Regarding the wget man page, --remote-encoding just sets the *default* server 
encoding. This only comes into play when the HTTP header does not contain a 
Content-type with charset set *and* the HTML page does not contain a <meta 
http-equiv="Content-Type" with 'content=... charset=...'.

'index.html' in this test is correctly having a meta tag with charset=utf-8 
and the URLs encoded in utf-8.

> Also, I'm not following the logic of overriding Content-type by the
> remote encoding: p1_fran%C3%A7ais.html states "charset=UTF-8", but
> includes a link encoded in ISO-8859-1, and the test seems to expect
> Wget to use the remote encoding in preference to what "charset=" says.

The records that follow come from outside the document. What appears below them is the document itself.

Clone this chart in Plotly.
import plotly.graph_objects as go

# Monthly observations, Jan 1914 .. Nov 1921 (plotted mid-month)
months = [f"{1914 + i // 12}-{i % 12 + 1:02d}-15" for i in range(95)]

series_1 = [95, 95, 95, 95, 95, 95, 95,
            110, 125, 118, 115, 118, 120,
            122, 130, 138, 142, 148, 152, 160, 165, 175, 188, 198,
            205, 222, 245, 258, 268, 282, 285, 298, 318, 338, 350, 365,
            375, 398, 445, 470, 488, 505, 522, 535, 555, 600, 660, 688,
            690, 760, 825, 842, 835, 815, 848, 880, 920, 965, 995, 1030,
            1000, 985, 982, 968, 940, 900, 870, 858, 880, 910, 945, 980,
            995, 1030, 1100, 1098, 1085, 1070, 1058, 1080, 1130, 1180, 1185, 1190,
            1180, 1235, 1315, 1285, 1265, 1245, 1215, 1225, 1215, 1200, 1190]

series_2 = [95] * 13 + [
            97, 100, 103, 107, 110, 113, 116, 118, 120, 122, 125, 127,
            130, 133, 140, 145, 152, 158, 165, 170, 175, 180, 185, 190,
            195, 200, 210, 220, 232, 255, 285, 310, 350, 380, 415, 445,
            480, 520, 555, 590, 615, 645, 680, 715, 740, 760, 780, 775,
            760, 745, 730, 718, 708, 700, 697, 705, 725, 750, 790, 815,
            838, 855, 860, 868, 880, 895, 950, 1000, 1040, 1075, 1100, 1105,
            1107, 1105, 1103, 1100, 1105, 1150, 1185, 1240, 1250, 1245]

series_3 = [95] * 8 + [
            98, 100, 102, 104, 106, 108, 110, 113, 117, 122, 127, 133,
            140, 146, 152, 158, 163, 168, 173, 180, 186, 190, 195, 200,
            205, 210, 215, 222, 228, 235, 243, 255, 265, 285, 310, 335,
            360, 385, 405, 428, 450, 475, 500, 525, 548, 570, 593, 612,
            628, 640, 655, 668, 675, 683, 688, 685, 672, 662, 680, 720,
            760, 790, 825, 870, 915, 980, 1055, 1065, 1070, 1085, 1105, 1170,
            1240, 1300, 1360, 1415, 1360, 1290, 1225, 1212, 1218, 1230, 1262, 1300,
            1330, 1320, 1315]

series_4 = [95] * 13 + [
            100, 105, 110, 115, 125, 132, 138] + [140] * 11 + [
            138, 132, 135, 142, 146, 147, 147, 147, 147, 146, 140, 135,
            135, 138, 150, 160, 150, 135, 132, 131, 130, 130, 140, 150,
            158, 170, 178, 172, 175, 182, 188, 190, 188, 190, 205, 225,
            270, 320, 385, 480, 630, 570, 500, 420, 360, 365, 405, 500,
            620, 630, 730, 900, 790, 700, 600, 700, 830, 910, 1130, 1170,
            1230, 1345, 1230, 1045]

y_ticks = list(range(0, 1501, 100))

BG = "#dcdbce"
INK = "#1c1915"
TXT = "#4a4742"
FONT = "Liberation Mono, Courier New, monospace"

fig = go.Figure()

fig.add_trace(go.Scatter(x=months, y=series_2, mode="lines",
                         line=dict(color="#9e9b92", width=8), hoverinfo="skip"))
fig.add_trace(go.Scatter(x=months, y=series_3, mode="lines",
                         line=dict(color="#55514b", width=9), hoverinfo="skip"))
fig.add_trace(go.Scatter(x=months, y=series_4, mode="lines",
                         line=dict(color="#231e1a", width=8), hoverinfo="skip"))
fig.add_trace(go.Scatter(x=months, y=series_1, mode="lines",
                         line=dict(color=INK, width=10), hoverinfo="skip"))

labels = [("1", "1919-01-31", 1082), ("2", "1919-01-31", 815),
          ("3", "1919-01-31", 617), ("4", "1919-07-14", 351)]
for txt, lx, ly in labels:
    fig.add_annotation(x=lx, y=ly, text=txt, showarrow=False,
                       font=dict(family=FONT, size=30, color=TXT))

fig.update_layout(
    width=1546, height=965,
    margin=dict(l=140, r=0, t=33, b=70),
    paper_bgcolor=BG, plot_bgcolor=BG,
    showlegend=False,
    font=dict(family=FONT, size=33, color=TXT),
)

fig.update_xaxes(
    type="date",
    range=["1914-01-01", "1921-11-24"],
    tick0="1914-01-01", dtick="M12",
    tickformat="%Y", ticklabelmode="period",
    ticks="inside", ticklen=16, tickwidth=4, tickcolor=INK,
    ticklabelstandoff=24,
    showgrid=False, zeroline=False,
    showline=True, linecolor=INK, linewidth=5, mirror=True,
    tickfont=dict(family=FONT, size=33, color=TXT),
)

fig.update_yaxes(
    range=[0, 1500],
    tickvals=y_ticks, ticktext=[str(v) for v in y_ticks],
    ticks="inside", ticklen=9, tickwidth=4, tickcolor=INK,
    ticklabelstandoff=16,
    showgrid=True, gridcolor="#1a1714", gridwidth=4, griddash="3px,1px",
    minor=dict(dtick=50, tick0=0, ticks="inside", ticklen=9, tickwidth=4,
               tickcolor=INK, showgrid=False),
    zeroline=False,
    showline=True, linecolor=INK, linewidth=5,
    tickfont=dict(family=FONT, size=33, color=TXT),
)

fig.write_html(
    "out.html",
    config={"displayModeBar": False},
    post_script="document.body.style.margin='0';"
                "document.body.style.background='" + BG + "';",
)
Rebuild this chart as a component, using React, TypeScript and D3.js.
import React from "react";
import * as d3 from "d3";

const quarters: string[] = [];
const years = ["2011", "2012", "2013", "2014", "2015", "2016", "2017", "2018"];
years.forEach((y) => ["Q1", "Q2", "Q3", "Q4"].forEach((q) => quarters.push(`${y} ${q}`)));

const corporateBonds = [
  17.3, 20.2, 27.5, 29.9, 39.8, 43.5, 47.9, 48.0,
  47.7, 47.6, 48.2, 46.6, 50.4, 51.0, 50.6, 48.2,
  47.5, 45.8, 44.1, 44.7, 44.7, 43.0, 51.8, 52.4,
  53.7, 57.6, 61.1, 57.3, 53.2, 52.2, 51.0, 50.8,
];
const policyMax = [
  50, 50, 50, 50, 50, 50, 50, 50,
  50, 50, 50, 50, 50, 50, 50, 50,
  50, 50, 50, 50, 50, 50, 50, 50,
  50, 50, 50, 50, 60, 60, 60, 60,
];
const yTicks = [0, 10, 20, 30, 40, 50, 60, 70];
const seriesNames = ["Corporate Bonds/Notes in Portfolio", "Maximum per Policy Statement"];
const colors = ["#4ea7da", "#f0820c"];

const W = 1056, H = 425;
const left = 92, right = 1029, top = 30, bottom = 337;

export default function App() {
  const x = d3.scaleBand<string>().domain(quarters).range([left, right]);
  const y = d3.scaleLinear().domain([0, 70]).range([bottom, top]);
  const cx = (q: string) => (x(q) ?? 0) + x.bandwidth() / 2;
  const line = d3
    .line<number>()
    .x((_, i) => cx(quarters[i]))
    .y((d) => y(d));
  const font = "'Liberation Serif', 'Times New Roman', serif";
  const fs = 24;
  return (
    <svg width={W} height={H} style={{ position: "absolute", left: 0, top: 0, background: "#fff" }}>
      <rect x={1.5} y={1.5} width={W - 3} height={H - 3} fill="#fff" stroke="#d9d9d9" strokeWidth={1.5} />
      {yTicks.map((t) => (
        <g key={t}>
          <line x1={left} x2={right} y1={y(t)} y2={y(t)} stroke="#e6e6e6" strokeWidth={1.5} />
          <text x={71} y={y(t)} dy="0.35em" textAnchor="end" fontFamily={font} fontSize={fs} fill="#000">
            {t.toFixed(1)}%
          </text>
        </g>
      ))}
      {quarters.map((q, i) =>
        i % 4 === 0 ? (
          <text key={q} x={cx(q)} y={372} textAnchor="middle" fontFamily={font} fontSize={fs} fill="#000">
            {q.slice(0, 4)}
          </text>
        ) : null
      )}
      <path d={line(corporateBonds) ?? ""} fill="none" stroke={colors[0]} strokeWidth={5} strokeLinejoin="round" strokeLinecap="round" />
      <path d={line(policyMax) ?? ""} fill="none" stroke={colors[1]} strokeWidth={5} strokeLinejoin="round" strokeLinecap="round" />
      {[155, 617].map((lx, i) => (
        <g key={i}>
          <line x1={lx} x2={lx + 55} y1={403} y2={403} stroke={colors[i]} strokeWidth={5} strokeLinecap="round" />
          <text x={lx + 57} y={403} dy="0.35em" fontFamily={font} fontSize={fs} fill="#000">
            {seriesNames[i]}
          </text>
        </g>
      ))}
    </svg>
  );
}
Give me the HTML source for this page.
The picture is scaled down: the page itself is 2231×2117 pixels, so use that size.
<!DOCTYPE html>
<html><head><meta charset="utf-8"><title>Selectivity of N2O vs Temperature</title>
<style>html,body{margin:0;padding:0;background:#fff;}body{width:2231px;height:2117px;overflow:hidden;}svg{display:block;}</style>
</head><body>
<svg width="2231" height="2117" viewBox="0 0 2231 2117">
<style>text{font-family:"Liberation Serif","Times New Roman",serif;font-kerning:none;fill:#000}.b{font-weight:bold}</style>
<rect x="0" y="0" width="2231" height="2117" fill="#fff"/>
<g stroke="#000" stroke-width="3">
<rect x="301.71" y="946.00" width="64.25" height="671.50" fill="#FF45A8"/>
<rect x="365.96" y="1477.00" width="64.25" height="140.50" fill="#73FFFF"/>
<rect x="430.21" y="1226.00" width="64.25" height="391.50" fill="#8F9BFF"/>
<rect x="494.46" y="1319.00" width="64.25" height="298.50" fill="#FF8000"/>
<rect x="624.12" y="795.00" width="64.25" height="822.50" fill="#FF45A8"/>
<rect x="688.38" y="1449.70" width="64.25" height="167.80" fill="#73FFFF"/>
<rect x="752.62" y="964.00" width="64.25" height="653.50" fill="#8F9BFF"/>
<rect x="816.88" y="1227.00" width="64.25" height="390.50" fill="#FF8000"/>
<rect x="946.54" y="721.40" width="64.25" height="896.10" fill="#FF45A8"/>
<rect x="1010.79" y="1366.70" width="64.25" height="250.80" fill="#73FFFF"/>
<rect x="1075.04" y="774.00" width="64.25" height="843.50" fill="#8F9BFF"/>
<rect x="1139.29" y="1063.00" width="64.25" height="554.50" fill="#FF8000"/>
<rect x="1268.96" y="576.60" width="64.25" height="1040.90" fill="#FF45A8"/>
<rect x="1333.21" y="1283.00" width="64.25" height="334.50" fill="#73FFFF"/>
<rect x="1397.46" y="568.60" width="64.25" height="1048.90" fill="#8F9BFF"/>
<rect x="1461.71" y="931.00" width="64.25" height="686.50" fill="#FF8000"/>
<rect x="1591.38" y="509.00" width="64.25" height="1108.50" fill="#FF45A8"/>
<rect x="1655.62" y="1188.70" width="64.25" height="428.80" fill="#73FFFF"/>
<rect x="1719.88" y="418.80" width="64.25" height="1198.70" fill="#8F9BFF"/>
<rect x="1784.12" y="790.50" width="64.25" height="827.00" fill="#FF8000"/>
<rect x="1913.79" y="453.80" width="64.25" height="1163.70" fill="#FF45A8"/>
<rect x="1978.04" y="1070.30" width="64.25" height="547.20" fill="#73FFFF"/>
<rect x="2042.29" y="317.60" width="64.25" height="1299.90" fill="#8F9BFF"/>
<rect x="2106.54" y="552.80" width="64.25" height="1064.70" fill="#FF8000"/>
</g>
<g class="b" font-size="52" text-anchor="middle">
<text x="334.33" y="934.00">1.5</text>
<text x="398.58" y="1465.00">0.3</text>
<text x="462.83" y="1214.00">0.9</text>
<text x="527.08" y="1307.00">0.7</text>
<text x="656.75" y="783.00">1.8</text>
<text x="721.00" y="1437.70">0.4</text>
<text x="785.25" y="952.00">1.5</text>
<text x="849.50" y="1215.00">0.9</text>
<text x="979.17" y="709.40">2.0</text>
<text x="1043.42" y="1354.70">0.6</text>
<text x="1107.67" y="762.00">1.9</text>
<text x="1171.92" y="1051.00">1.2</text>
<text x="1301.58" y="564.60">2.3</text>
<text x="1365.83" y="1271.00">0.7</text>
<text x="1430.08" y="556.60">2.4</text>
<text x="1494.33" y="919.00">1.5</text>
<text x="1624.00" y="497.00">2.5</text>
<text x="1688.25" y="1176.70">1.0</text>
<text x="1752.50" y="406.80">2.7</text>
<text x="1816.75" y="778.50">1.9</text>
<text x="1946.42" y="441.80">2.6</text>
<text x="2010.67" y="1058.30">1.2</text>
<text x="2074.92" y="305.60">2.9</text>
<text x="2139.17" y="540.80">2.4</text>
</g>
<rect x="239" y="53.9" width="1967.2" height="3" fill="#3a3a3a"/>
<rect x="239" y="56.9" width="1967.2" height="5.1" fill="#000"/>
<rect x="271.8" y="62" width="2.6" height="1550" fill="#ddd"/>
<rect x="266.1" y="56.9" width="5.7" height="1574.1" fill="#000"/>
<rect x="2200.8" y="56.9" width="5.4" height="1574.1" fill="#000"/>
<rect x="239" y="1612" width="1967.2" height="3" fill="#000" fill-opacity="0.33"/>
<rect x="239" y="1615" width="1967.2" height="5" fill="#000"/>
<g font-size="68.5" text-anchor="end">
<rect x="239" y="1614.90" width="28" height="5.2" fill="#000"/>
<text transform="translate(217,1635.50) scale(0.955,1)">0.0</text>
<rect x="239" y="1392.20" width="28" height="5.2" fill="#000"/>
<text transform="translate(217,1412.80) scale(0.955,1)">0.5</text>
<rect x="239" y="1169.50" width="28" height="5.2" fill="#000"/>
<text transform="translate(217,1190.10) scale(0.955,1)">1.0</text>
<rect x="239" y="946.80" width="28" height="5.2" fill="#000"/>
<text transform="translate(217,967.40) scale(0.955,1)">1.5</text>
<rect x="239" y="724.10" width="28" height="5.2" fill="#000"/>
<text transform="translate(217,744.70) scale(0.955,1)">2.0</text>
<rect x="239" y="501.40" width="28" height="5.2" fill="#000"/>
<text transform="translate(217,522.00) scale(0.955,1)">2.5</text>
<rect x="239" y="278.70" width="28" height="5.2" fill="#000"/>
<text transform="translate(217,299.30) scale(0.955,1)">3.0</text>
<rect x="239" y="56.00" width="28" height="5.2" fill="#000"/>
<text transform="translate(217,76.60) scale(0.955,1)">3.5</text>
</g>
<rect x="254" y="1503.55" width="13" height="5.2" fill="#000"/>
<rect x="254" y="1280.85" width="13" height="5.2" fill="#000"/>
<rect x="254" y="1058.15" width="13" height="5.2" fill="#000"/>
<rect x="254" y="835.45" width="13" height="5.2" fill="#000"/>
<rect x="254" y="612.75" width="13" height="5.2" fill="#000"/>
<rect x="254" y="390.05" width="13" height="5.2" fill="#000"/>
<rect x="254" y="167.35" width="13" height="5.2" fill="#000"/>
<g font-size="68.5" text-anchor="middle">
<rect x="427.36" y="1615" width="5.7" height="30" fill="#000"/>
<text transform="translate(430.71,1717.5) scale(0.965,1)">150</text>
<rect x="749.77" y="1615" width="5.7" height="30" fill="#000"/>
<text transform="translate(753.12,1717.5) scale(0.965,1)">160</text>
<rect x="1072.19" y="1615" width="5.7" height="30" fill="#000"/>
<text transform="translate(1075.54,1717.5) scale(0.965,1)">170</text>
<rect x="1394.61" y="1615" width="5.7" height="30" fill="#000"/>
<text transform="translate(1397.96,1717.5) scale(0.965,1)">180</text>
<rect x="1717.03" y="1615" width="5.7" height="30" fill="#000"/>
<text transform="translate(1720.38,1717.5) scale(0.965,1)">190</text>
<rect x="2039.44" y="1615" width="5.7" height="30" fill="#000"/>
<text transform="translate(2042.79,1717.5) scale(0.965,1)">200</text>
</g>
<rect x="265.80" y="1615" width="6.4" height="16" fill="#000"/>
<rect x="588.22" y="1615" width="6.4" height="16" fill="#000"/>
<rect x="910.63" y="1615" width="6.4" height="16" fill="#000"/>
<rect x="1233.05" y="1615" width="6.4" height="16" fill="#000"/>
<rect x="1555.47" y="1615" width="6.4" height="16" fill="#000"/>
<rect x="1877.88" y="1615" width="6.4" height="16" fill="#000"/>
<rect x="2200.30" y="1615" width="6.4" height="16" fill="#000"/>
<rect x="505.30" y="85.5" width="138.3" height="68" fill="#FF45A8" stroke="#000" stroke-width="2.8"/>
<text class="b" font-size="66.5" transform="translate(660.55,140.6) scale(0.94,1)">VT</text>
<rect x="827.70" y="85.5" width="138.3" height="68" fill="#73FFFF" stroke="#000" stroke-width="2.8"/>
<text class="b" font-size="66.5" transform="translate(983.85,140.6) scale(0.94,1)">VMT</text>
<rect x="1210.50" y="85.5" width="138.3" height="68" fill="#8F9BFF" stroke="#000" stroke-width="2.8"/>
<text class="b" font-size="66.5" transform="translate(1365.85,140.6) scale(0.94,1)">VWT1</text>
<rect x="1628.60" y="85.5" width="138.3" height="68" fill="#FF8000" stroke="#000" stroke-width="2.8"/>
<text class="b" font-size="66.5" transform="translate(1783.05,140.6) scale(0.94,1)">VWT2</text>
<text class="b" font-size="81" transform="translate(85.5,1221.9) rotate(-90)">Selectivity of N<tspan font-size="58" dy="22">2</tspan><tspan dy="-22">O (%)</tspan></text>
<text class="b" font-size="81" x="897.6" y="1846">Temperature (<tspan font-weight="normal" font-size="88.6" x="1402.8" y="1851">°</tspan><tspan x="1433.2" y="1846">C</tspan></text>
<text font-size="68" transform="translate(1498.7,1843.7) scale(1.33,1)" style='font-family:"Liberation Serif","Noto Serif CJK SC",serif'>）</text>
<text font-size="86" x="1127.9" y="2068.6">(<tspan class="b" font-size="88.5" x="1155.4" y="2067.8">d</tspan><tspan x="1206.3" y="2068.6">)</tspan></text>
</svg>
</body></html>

Either the test is wrong here or the man page. I would say the man page should 
be correct here - it makes the most sense to me. In this case the test is 
wrong, also the comment.

> Does the remote encoding override the encoding for the _contents_ of
> the URL, not just for the URL itself?  That seems to make little sense
> to me: the contents and the name can legitimately be encoded
> differently, I think.

The filenames in %expected_downloaded_files depend on --local-encoding.
Since this is not given on the command line, this test will behave differently 
with different settings for LC_ALL ('make check' use LC_ALL=C, contrib/check-
hard will also 'make check' with turkish UTF-8 locale).

To fix the test, we should use --local-encoding to some kind of UTF-8 locale 
(or something else, but than we have to fix the filenames regarding that 

Regards, Tim